Run a short LoRA preflight:
100 to 500 steps
Save at least two checkpoints
Generate the same transcript from each checkpoint
Compare against base model output
Check whether speaker identity, accent, pacing, and noise improved
If the model does not move in the right direction under LoRA, full SFT is not the next move. The dataset or recipe is probably wrong.
Step 2 - Audit the data
Before any long run:
Remove empty transcripts.
Remove boilerplate.
Verify sample rate.
Group splits by source recording, not random sliced rows.
Ensure zero audio overlap across train, validation, and test.
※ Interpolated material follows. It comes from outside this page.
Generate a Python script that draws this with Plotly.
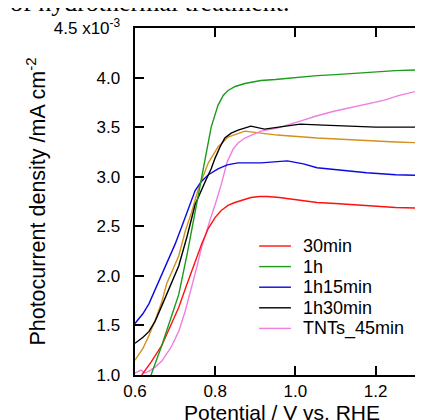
import plotly.graph_objects as go

# ---- data ----
x_30min = [0.617, 0.64, 0.667, 0.69, 0.709, 0.73, 0.75, 0.767, 0.783, 0.80, 0.815, 0.832, 0.849, 0.87, 0.889, 0.91, 0.93, 0.96, 1.0, 1.054, 1.1, 1.178, 1.25, 1.334]
y_30min = [1.00, 1.13, 1.30, 1.50, 1.68, 1.92, 2.15, 2.33, 2.48, 2.59, 2.66, 2.71, 2.74, 2.77, 2.79, 2.80, 2.80, 2.79, 2.77, 2.74, 2.73, 2.71, 2.69, 2.68]

x_1h = [0.64, 0.667, 0.69, 0.709, 0.73, 0.75, 0.765, 0.775, 0.79, 0.807, 0.82, 0.832, 0.85, 0.874, 0.914, 0.95, 1.0, 1.054, 1.1, 1.178, 1.25, 1.334]
y_1h = [1.00, 1.30, 1.58, 1.81, 2.22, 2.66, 2.98, 3.19, 3.50, 3.72, 3.82, 3.87, 3.91, 3.94, 3.97, 3.98, 4.00, 4.02, 4.03, 4.05, 4.07, 4.08]

x_1h15 = [0.6, 0.62, 0.635, 0.65, 0.667, 0.685, 0.70, 0.717, 0.733, 0.75, 0.765, 0.783, 0.807, 0.83, 0.857, 0.914, 0.98, 1.02, 1.054, 1.1, 1.178, 1.25, 1.334]
y_1h15 = [1.52, 1.62, 1.72, 1.86, 2.00, 2.17, 2.32, 2.50, 2.68, 2.86, 2.95, 3.02, 3.08, 3.12, 3.14, 3.14, 3.16, 3.13, 3.09, 3.07, 3.04, 3.02, 3.01]

x_1h30 = [0.6, 0.62, 0.635, 0.65, 0.667, 0.689, 0.709, 0.73, 0.75, 0.775, 0.79, 0.80, 0.812, 0.824, 0.84, 0.857, 0.889, 0.923, 0.955, 1.012, 1.07, 1.136, 1.2, 1.26, 1.334]
y_1h30 = [1.32, 1.38, 1.44, 1.54, 1.70, 1.92, 2.10, 2.40, 2.72, 2.95, 3.08, 3.19, 3.30, 3.39, 3.44, 3.47, 3.51, 3.48, 3.50, 3.53, 3.52, 3.51, 3.50, 3.50, 3.50]

x_orange = [0.6, 0.62, 0.635, 0.65, 0.667, 0.679, 0.709, 0.726, 0.741, 0.758, 0.783, 0.807, 0.832, 0.874, 0.914, 0.955, 1.054, 1.178, 1.25, 1.334]
y_orange = [1.15, 1.27, 1.40, 1.55, 1.74, 1.92, 2.20, 2.46, 2.64, 2.88, 3.14, 3.30, 3.40, 3.46, 3.44, 3.42, 3.39, 3.36, 3.35, 3.34]

x_tnt = [0.6, 0.615, 0.625, 0.635, 0.65, 0.667, 0.69, 0.709, 0.725, 0.741, 0.755, 0.765, 0.778, 0.79, 0.80, 0.815, 0.83, 0.845, 0.857, 0.874, 0.914, 0.955, 1.012, 1.05, 1.096, 1.14, 1.178, 1.22, 1.259, 1.3, 1.334]
y_tnt = [1.02, 1.05, 1.02, 1.04, 1.08, 1.14, 1.28, 1.44, 1.64, 1.88, 2.10, 2.27, 2.45, 2.60, 2.72, 2.92, 3.15, 3.28, 3.34, 3.39, 3.46, 3.49, 3.56, 3.61, 3.66, 3.70, 3.73, 3.77, 3.82, 3.86, 3.91]

y_tickvals = [1.0, 1.5, 2.0, 2.5, 3.0, 3.5, 4.0, 4.5]
y_ticktext = ["1.0", "1.5", "2.0", "2.5", "3.0", "3.5", "4.0", "4.5 x10<sup>-3</sup>"]
x_tickvals = [0.6, 0.8, 1.0, 1.2]
x_ticktext = ["0.6", "0.8", "1.0", "1.2"]

legend_labels = ["30min", "1h", "1h15min", "1h30min", "TNTs_45min"]

series = [
    ("30min", x_30min, y_30min, "#ff1010"),
    ("1h", x_1h, y_1h, "#1c9a1c"),
    ("1h15min", x_1h15, y_1h15, "#0a0ae0"),
    ("1h30min", x_1h30, y_1h30, "#000000"),
    ("TNTs_45min", x_tnt, y_tnt, "#f07ee0"),
    ("orange", x_orange, y_orange, "#d4901c"),
]
draw_order = [5, 4, 2, 0, 3, 1]

FONT = "Liberation Sans, Arial, sans-serif"
PAD = "\u00a0\u00a0"  # gap between y tick labels and the axis

# plot-area geometry (pixels) used to place the hand-built legend
L, T, W, H = 127, 20, 296, 347

fig = go.Figure()
for i in draw_order:
    name, xs, ys, col = series[i]
    fig.add_trace(go.Scatter(x=xs, y=ys, mode="lines", name=name,
                             line=dict(color=col, width=1.4), showlegend=False))

axis_common = dict(showline=True, linewidth=2, linecolor="black", mirror="ticks",
                   ticks="inside", ticklen=9, tickwidth=2, tickcolor="black",
                   showgrid=False, zeroline=False,
                   tickfont=dict(family=FONT, size=17, color="black"))

shapes = []
annotations = [dict(text="of hydrothermal treatment.", xref="paper", yref="paper",
                    x=0, y=1, xanchor="left", yanchor="middle", xshift=-L, yshift=26,
                    showarrow=False,
                    font=dict(family="Liberation Serif, Times New Roman, serif", size=26, color="black"))]
row0, gap = 238, 20.6
for k, lab in enumerate(legend_labels):
    col = series[k][3]
    py = row0 + k * gap
    yp = (T + H - py) / H
    shapes.append(dict(type="line", xref="paper", yref="paper",
                       x0=(252 - L) / W, x1=(284 - L) / W, y0=yp, y1=yp,
                       line=dict(color=col, width=1.4)))
    annotations.append(dict(text=lab, xref="paper", yref="paper", x=(294 - L) / W, y=yp,
                            xanchor="left", yanchor="middle", showarrow=False,
                            font=dict(family=FONT, size=18, color="black")))

fig.update_layout(
    width=423, height=420,
    margin=dict(l=L, r=0, t=T, b=420 - T - H),
    paper_bgcolor="white", plot_bgcolor="white",
    font=dict(family=FONT, color="black"),
    showlegend=False,
    xaxis=dict(range=[0.6, 1.3333], tickvals=x_tickvals, ticktext=x_ticktext,
               title=dict(text="Potential / V vs. RHE", font=dict(size=21), standoff=0),
               **axis_common),
    yaxis=dict(range=[1.0, 4.5], tickvals=y_tickvals, ticktext=[t + PAD for t in y_ticktext],
               title=dict(text="Photocurrent density /mA cm<sup>-2</sup>", font=dict(size=21.5), standoff=2),
               **axis_common),
    shapes=shapes,
    annotations=annotations,
)

fig.write_html("out.html")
Keep a fixed listening transcript for cross-checkpoint comparison.
This is more important for full SFT than for LoRA, but it helps both.
Step 3 - Run a longer LoRA baseline
For a model that already supports LoRA:
Save frequently.
Keep every checkpoint until evaluation is complete.
Run a scale sweep if the model exposes lora_scale.
Hot-swap adapters in one process when possible to avoid repeated base-model loading.
This gives you a strong baseline and a clear "is full SFT worth it?" comparison point.
Step 4 - Move to full SFT only with the full memory stack
For a 24 GB full-SFT attempt, do not start with vanilla AdamW and hope.